■ EXERCISE AIM
Retype the data exactly, from its first line to the line containing "(0.265,0.33) rectangle (36.13,13.105);", including both, and skip any picture.

Start of DATA SECTION

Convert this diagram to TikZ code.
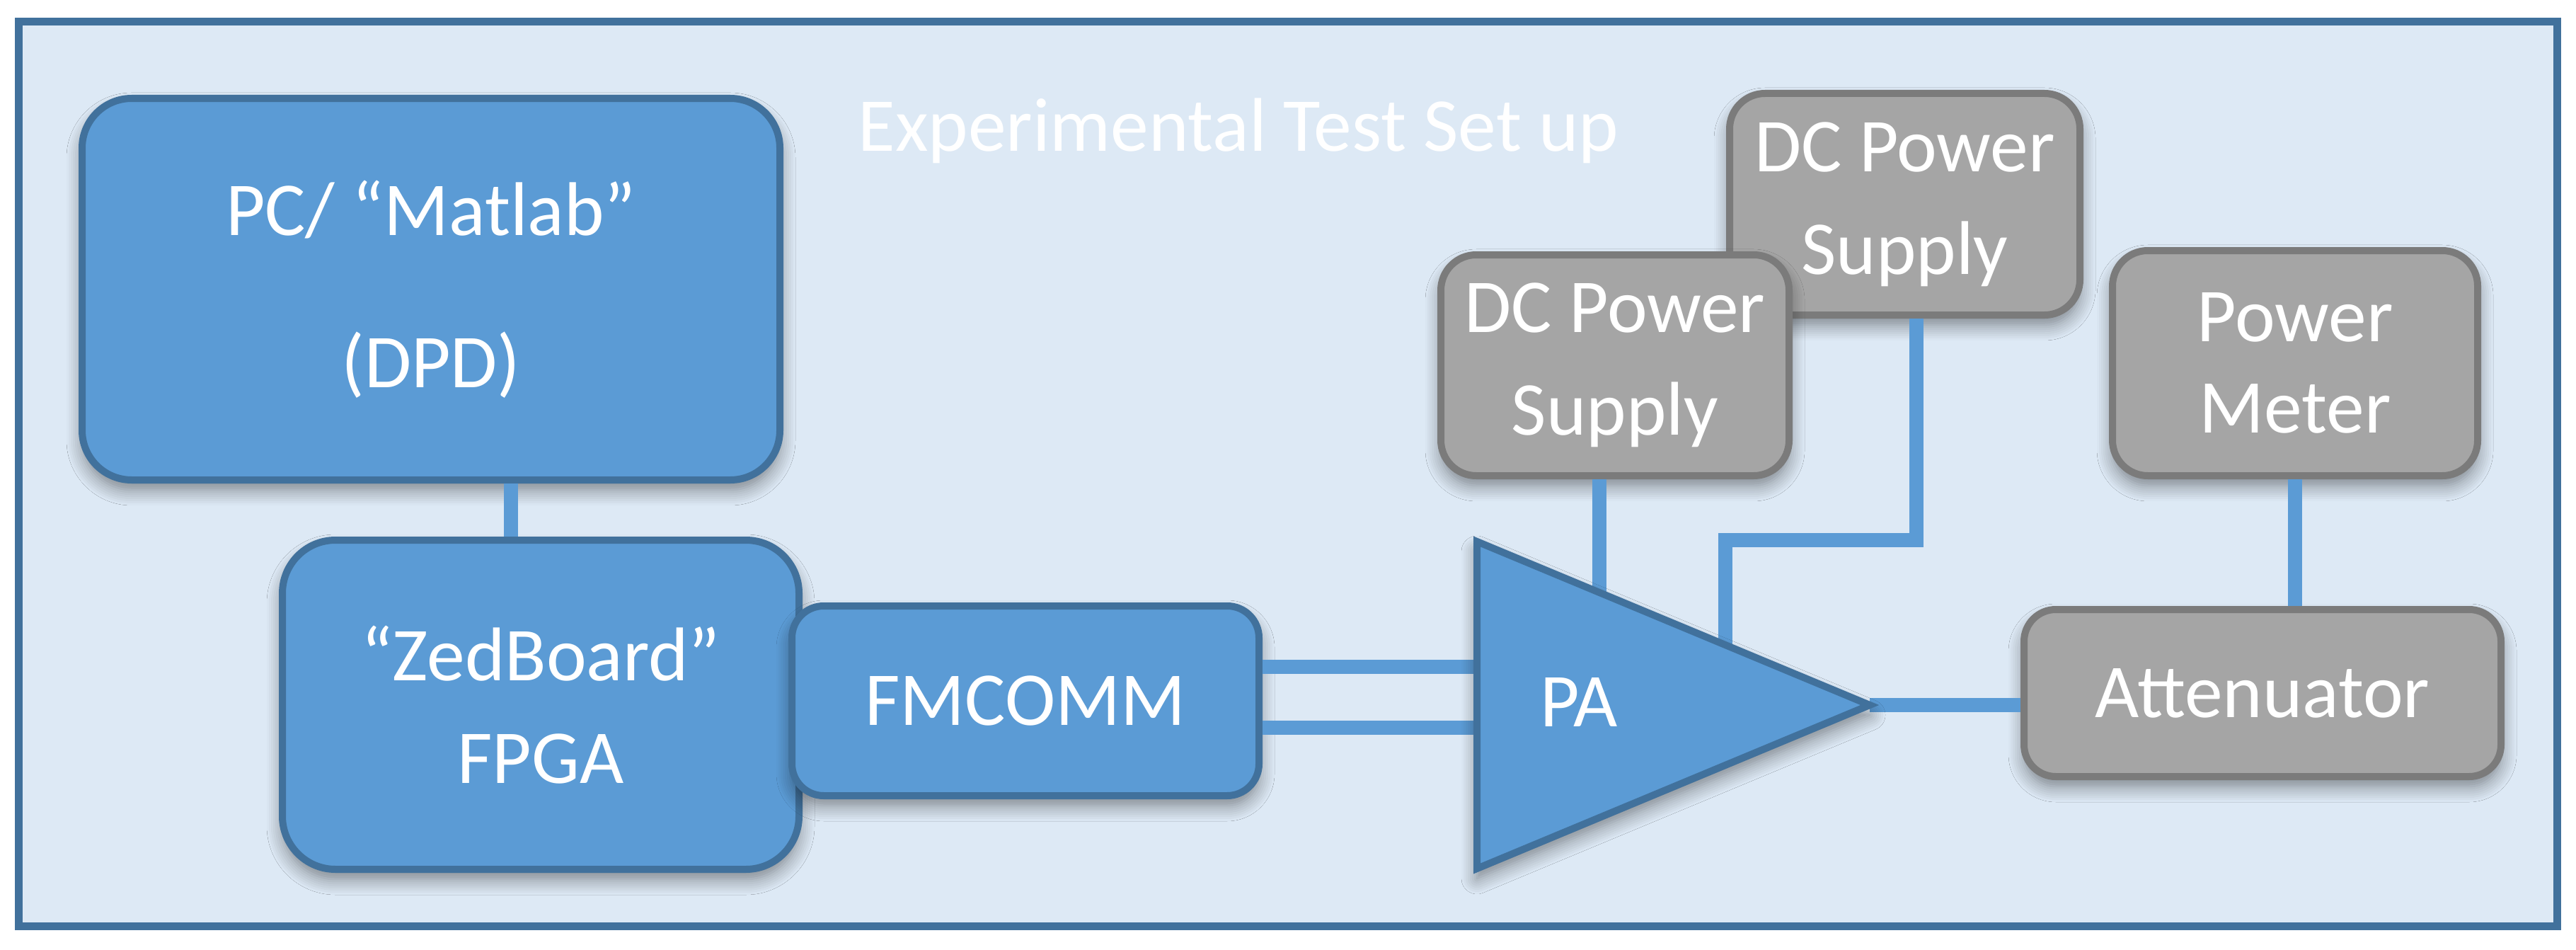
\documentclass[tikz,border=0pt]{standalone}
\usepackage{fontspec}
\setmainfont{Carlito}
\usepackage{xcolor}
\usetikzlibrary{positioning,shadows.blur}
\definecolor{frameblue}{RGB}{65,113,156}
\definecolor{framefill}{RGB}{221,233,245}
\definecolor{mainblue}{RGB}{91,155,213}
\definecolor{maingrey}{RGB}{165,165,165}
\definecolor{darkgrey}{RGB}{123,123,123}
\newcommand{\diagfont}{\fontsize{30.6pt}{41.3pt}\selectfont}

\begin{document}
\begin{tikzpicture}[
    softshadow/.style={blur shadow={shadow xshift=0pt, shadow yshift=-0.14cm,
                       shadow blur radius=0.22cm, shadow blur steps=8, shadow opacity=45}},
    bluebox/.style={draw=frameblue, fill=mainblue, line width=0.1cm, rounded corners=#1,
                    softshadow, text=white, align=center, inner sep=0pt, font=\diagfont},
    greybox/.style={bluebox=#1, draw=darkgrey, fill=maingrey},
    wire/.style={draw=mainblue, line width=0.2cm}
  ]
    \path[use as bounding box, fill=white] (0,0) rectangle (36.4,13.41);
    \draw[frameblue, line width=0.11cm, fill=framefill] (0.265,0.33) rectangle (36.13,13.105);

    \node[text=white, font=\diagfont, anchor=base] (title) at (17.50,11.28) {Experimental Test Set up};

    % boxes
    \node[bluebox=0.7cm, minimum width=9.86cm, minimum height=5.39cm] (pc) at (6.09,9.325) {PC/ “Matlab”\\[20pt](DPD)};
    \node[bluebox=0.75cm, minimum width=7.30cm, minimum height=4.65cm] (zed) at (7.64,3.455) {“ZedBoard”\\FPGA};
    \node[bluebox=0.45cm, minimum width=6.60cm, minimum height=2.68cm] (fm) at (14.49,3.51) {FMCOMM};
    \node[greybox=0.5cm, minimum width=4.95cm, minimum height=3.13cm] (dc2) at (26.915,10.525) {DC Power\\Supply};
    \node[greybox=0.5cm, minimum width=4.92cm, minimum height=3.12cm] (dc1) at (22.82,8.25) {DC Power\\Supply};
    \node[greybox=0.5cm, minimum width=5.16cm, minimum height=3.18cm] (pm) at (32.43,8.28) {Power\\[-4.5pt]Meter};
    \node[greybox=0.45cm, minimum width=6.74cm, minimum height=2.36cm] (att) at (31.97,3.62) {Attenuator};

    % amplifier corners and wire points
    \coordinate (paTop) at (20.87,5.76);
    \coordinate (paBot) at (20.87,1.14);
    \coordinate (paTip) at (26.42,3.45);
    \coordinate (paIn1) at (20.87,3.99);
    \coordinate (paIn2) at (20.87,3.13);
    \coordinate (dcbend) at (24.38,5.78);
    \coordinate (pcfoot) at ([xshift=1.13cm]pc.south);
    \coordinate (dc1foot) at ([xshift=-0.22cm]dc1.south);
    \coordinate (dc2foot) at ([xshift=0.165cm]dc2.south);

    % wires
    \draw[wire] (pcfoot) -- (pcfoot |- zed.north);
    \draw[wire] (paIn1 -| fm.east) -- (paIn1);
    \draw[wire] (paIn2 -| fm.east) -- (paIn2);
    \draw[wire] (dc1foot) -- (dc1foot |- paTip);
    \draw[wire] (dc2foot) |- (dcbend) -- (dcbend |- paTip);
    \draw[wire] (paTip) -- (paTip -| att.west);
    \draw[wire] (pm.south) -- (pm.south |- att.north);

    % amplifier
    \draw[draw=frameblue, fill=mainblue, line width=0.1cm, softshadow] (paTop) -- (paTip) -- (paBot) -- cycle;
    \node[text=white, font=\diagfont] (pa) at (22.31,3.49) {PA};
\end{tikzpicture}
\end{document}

End of DATA SECTION

■ COMPLETE OUTPUT
Convert this diagram to TikZ code.
\documentclass[tikz,border=0pt]{standalone}
\usepackage{fontspec}
\setmainfont{Carlito}
\usepackage{xcolor}
\usetikzlibrary{positioning,shadows.blur}
\definecolor{frameblue}{RGB}{65,113,156}
\definecolor{framefill}{RGB}{221,233,245}
\definecolor{mainblue}{RGB}{91,155,213}
\definecolor{maingrey}{RGB}{165,165,165}
\definecolor{darkgrey}{RGB}{123,123,123}
\newcommand{\diagfont}{\fontsize{30.6pt}{41.3pt}\selectfont}

\begin{document}
\begin{tikzpicture}[
    softshadow/.style={blur shadow={shadow xshift=0pt, shadow yshift=-0.14cm,
                       shadow blur radius=0.22cm, shadow blur steps=8, shadow opacity=45}},
    bluebox/.style={draw=frameblue, fill=mainblue, line width=0.1cm, rounded corners=#1,
                    softshadow, text=white, align=center, inner sep=0pt, font=\diagfont},
    greybox/.style={bluebox=#1, draw=darkgrey, fill=maingrey},
    wire/.style={draw=mainblue, line width=0.2cm}
  ]
    \path[use as bounding box, fill=white] (0,0) rectangle (36.4,13.41);
    \draw[frameblue, line width=0.11cm, fill=framefill] (0.265,0.33) rectangle (36.13,13.105);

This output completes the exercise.